# EXERCISE INSTRUCTIONS:
Examine the records and identify each line that includes the string "with". Copy those lines.
--- GIVEN ENTRIES ---
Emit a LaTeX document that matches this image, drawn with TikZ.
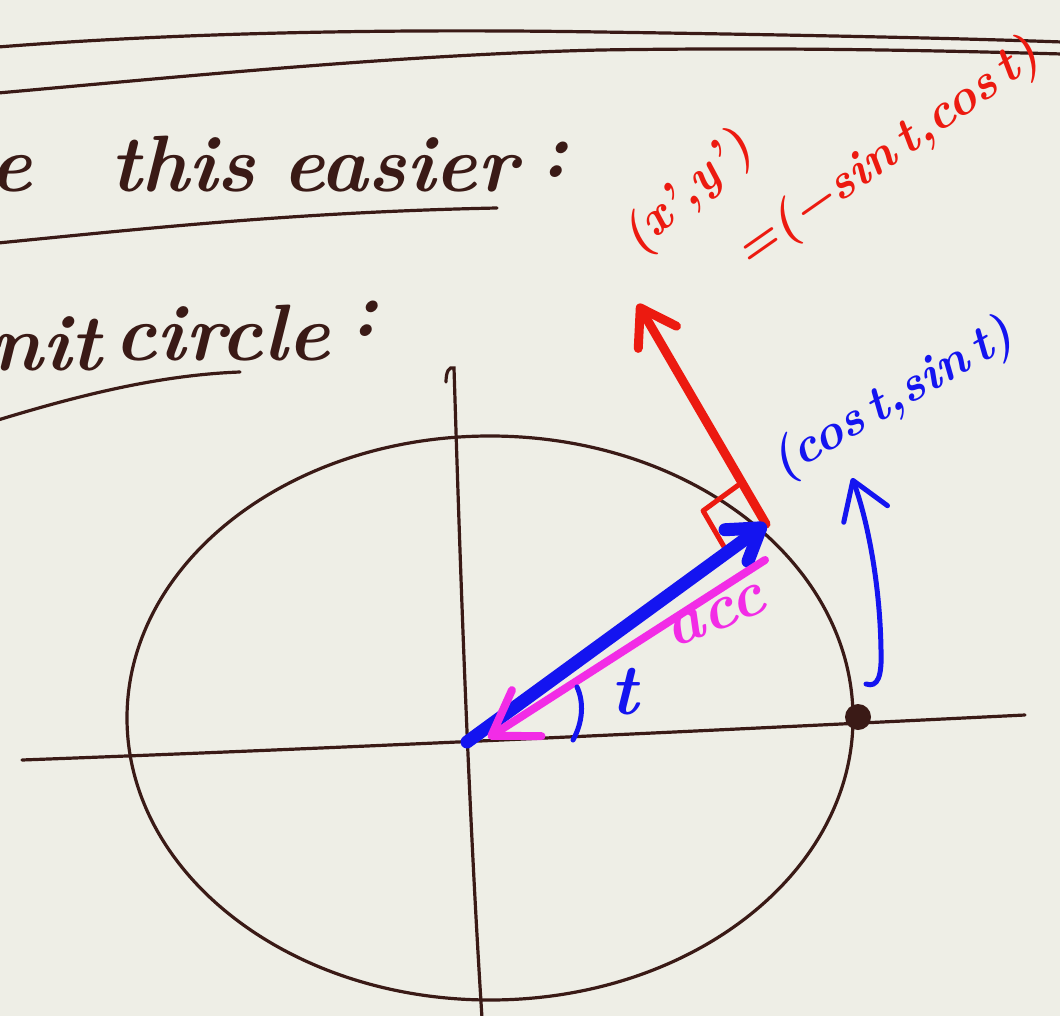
\documentclass[tikz,border=0pt]{standalone}
\usepackage{fontspec}
\usetikzlibrary{arrows.meta,calc}
\definecolor{paper}{HTML}{EEEEE6}
\definecolor{ink}{HTML}{3A1A16}
\definecolor{pred}{HTML}{EC1A10}
\definecolor{pblue}{HTML}{1414F0}
\definecolor{pmag}{HTML}{F22CE6}
\begin{document}
\begin{tikzpicture}[x=1pt,y=-1pt,
  inkline/.style={draw=ink,line width=3.2pt,line cap=round},
  hand/.style={text=ink,font=\fontsize{80}{88}\selectfont\bfseries\itshape,inner sep=0pt},
  redlbl/.style={text=pred,font=\fontsize{50}{56}\selectfont\bfseries\itshape,inner sep=0pt},
  bluelbl/.style={text=pblue,font=\fontsize{50}{54}\selectfont\bfseries\itshape,inner sep=0pt},
  maglbl/.style={text=pmag,font=\fontsize{64}{70}\selectfont\bfseries\itshape,inner sep=0pt},
  barb/.style={-{Straight Barb[length=#1,width=1.3*#1,round]}},
]
\fill[paper] (0,0) rectangle (1060,1016);
\useasboundingbox (0,0) rectangle (1060,1016);

% header lines
\draw[inkline] (-2,47) .. controls (150,35) and (350,28) .. (600,32) .. controls (800,35) and (950,38) .. (1062,42);
\draw[inkline] (-2,93) .. controls (200,75) and (400,55) .. (600,50) .. controls (800,47) and (950,51) .. (1062,54);

% handwritten text
\node[hand,anchor=base east] (te) at (32,192) {e};
\node[hand,anchor=base west] (tthis) at (110,192) {this};
\node[hand,anchor=base west] (teasier) at (282,192) {easier};
\node[hand,anchor=base west] (tcol1) at (540,178) {:};
\draw[inkline] (-2,243) .. controls (150,228) and (300,212) .. (497,208);

\node[hand,anchor=base west] (tnit) at (-10,370) {nit};
\node[hand,anchor=base west] (tcircle) at (114,360) {circle};
\node[hand,anchor=base west] (tcol2) at (350,336) {:};
\draw[inkline] (-2,420) .. controls (80,395) and (160,375) .. (240,372);

% axes and circle
\coordinate (O) at (467,742);
\coordinate (P) at (766,524);
\draw[inkline] (446,382) .. controls (446,372) and (449,366) .. (454,368)
  .. controls (460,560) and (468,800) .. (482,1018);
\draw[inkline] (22,760) .. controls (400,746) and (800,726) .. (1025,715);
\draw[inkline] (490,718) ellipse [x radius=363, y radius=282];
\fill[ink] (858,717) circle [radius=13];

% red perpendicular vector
\coordinate (T) at (638,304);
\draw[pred,line width=9pt,line cap=round,barb=34pt] (P) -- (T);
\coordinate (A) at ($(P)!48pt!(T)$);
\coordinate (B) at ($(P)!48pt!(O)$);
\coordinate (C) at ($(A)+(B)-(P)$);
\draw[pred,line width=5pt,line cap=round,line join=round] (A) -- (C) -- (B);

% blue position vector and pink acceleration
\draw[pblue,line width=13pt,line cap=round,barb=30pt] (O) -- (P);
\coordinate (K1) at (765,560);
\coordinate (K2) at (488,738);
\draw[pmag,line width=8pt,line cap=round,barb=42pt] (K1) -- (K2);

% angle t
\draw[pblue,line width=5pt,line cap=round] (573,740) .. controls (583,722) and (584,702) .. (577,687);
\node[text=pblue,font=\fontsize{72}{76}\selectfont\bfseries\itshape,inner sep=0pt] (tt) at (624,692) {t};
\node[maglbl,rotate=22] (acc) at (716,616) {acc};

% blue rotation arrow
\coordinate (R1) at (866,684);
\coordinate (R2) at (852,478);
\draw[pblue,line width=5pt,line cap=round,barb=36pt] (R1) .. controls (878,688) and (882,676) .. (881,650)
  .. controls (880,580) and (866,515) .. (R2);

% labels
\node[bluelbl,rotate=30] (lcos) at (893,400) {(cos\,t,sin\,t)};
\node[redlbl,rotate=42] (lxy) at (688,194) {(x',y')};
\node[redlbl,rotate=35,anchor=west] (lsin) at (740,258) {=(−sin\,t,cos\,t)};
\end{tikzpicture}
\end{document}
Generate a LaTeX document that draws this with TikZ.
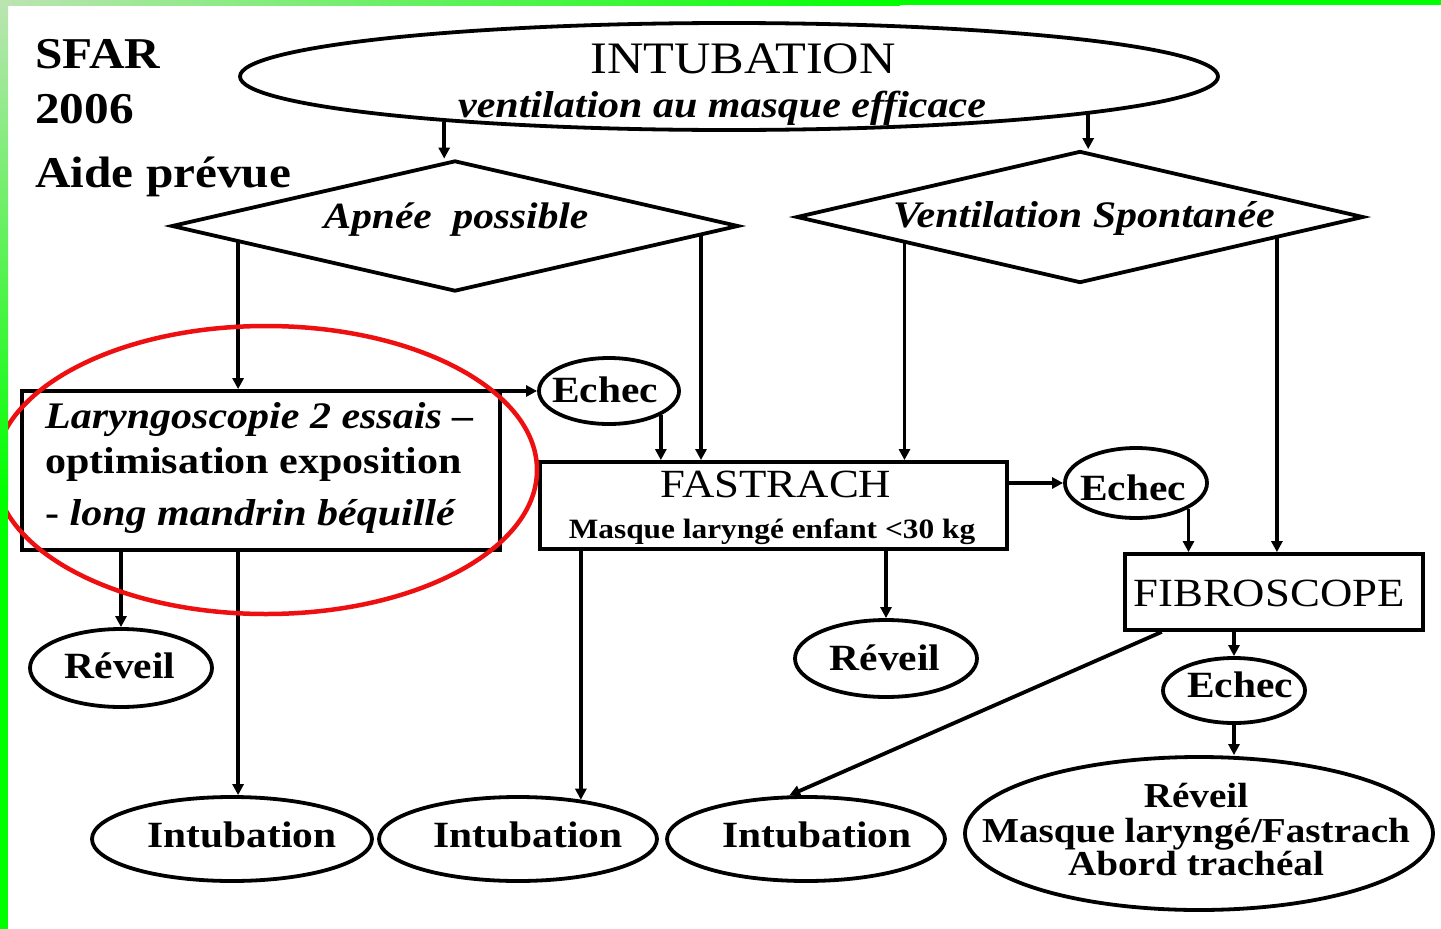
\documentclass[tikz,border=0pt]{standalone}
\usepackage{fontspec}
\setmainfont{Liberation Serif}[FakeStretch=1.12]
\usetikzlibrary{shapes.geometric,arrows.meta,calc}
\newcommand\fsz[1]{\fontsize{#1}{#1}\selectfont}
\definecolor{gpale}{RGB}{188,228,178}
\definecolor{gbright}{RGB}{0,255,0}
\definecolor{redring}{RGB}{238,16,16}
\begin{document}
\begin{tikzpicture}[x=1pt,y=-1pt,
  lw/.style={line width=3.8pt},
  conn/.style={lw, -{Triangle[length=11pt,width=11pt]}},
  ell/.style={ellipse, draw, lw, inner sep=0pt},
  boxn/.style={rectangle, draw, lw, inner sep=0pt},
  dia/.style={diamond, draw, lw, inner sep=0pt, aspect=4.3},
  lbl/.style={inner sep=0pt, anchor=base},
  lblw/.style={inner sep=0pt, anchor=base west},
  txb/.style={font=\bfseries\fsz{37}},
]
\useasboundingbox (0,0) rectangle (1441,929);
\fill[white] (0,0) rectangle (1441,929);

% header text
\node[lblw, font=\bfseries\fsz{44}] (sfar) at (35,68) {SFAR};
\node[lblw, font=\bfseries\fsz{44}] (year) at (35,123) {2006};
\node[lblw, font=\bfseries\fsz{44}] (aide) at (35,187) {Aide prévue};

% shapes
\node[ell, minimum width=978pt, minimum height=107pt] (top) at (729,76.5) {};
\node[lbl, font=\fsz{45}] (topT) at (743,73) {INTUBATION};
\node[lbl, font=\bfseries\itshape\fsz{37.5}] (topS) at (722,117) {ventilation au masque efficace};

\node[dia, minimum width=567pt, minimum height=131pt] (apnee) at (455,226) {};
\node[lbl, font=\bfseries\itshape\fsz{37}] (apneeT) at (456,228) {Apnée\ \ possible};

\node[dia, minimum width=567pt, minimum height=132pt] (vs) at (1080,217) {};
\node[lbl, font=\bfseries\itshape\fsz{37.5}] (vsT) at (1084,227) {Ventilation Spontanée};

\node[boxn, minimum width=478pt, minimum height=159pt] (lar) at (261,470.5) {};
\node[lblw, font=\bfseries\itshape\fsz{37.5}] (larA) at (45,428) {Laryngoscopie 2 essais –};
\node[lblw, font=\bfseries\fsz{37.5}] (larB) at (45,473) {optimisation exposition};
\node[lblw, font=\bfseries\fsz{37.5}] (larC) at (45,525) {- \itshape long mandrin béquillé};

\node[ell, minimum width=140pt, minimum height=66pt] (echec1) at (609,391) {};
\node[lbl, txb] (echec1T) at (605,402) {Echec};

\node[boxn, minimum width=467pt, minimum height=87pt] (fast) at (773.5,505.5) {};
\node[lbl, font=\fsz{40}] (fastT) at (776,497) {FASTRACH};
\node[lbl, font=\bfseries\fsz{28}] (fastS) at (772,538) {Masque laryngé enfant <30 kg};

\node[ell, minimum width=142pt, minimum height=70pt] (echec2) at (1136,483) {};
\node[lbl, txb] (echec2T) at (1133,500) {Echec};

\node[boxn, minimum width=298pt, minimum height=76pt] (fibro) at (1274,592) {};
\node[lbl, font=\fsz{40}] (fibroT) at (1269,606) {FIBROSCOPE};

\node[ell, minimum width=142pt, minimum height=65pt] (echec3) at (1234,690.5) {};
\node[lbl, txb] (echec3T) at (1240,697) {Echec};

\node[ell, minimum width=468pt, minimum height=153pt] (big) at (1199,833.5) {};
\node[lbl, font=\bfseries\fsz{35}] (bigA) at (1196,807) {Réveil};
\node[lbl, font=\bfseries\fsz{35}] (bigB) at (1196,842) {Masque laryngé/Fastrach};
\node[lbl, font=\bfseries\fsz{35}] (bigC) at (1196,875) {Abord trachéal};

\node[ell, minimum width=182pt, minimum height=78pt] (reveil1) at (121,668) {};
\node[lbl, txb] (reveil1T) at (120,678) {Réveil};
\node[ell, minimum width=182pt, minimum height=77pt] (reveil2) at (886,658.5) {};
\node[lbl, txb] (reveil2T) at (885,670) {Réveil};

\node[ell, minimum width=280pt, minimum height=84pt] (intub1) at (232,839) {};
\node[lbl, txb] (intub1T) at (242,847) {Intubation};
\node[ell, minimum width=278pt, minimum height=84pt] (intub2) at (518,839) {};
\node[lbl, txb] (intub2T) at (528,847) {Intubation};
\node[ell, minimum width=278pt, minimum height=84pt] (intub3) at (806,839) {};
\node[lbl, txb] (intub3T) at (817,847) {Intubation};

% connector start points on diamond / box edges
\coordinate (a1) at ($(apnee.west)!0.24!(apnee.south)$);
\coordinate (a2) at ($(apnee.east)!0.138!(apnee.south)$);
\coordinate (v1) at ($(vs.west)!0.385!(vs.south)$);
\coordinate (v2) at ($(vs.east)!0.31!(vs.south)$);
\coordinate (f1) at ($(fibro.south west)!0.128!(fibro.south east)$);

% connectors
\draw[conn] (top.189.1) -- (top.189.1 |- apnee.north);
\draw[conn] (top.354.1) -- (top.354.1 |- vs.north);
\draw[conn] (a1) -- (a1 |- lar.north);
\draw[conn] (a2) -- (a2 |- fast.north);
\draw[conn] (v1) -- (v1 |- fast.north);
\draw[conn] (v2) -- (v2 |- fibro.north);
\draw[conn] (echec1.west -| lar.east) -- (echec1.west);
\draw[conn] (echec1.-25) -- (echec1.-25 |- fast.north);
\draw[conn] (echec2.west -| fast.east) -- (echec2.west);
\draw[conn] (echec2.-26) -- (echec2.-26 |- fibro.north);
\draw[conn] (echec3.north |- fibro.south) -- (echec3.north);
\draw[conn] (echec3.south) -- (echec3.south |- big.north);
\draw[conn] (f1) -- (intub3.111);
\draw[conn] (reveil1.north |- lar.south) -- (reveil1.north);
\draw[conn] (a1 |- lar.south) -- (a1 |- intub1.north);
\draw[conn] (intub2.32.8 |- fast.south) -- (intub2.32.8);
\draw[conn] (reveil2.north |- fast.south) -- (reveil2.north);

% red annotation ring
\draw[redring, line width=4.5pt] (266,470) ellipse [x radius=271, y radius=144];

% green frame
\shade[left color=gpale, right color=gbright] (0,0) rectangle (900,5);
\fill[gbright] (900,0) rectangle (1441,5);
\shade[top color=gpale, bottom color=gbright] (0,0) rectangle (8,500);
\fill[gbright] (0,500) rectangle (8,929);
\end{tikzpicture}
\end{document}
---
# PROBLEM SOLUTION:
Emit a LaTeX document that matches this image, drawn with TikZ.
Generate a LaTeX document that draws this with TikZ.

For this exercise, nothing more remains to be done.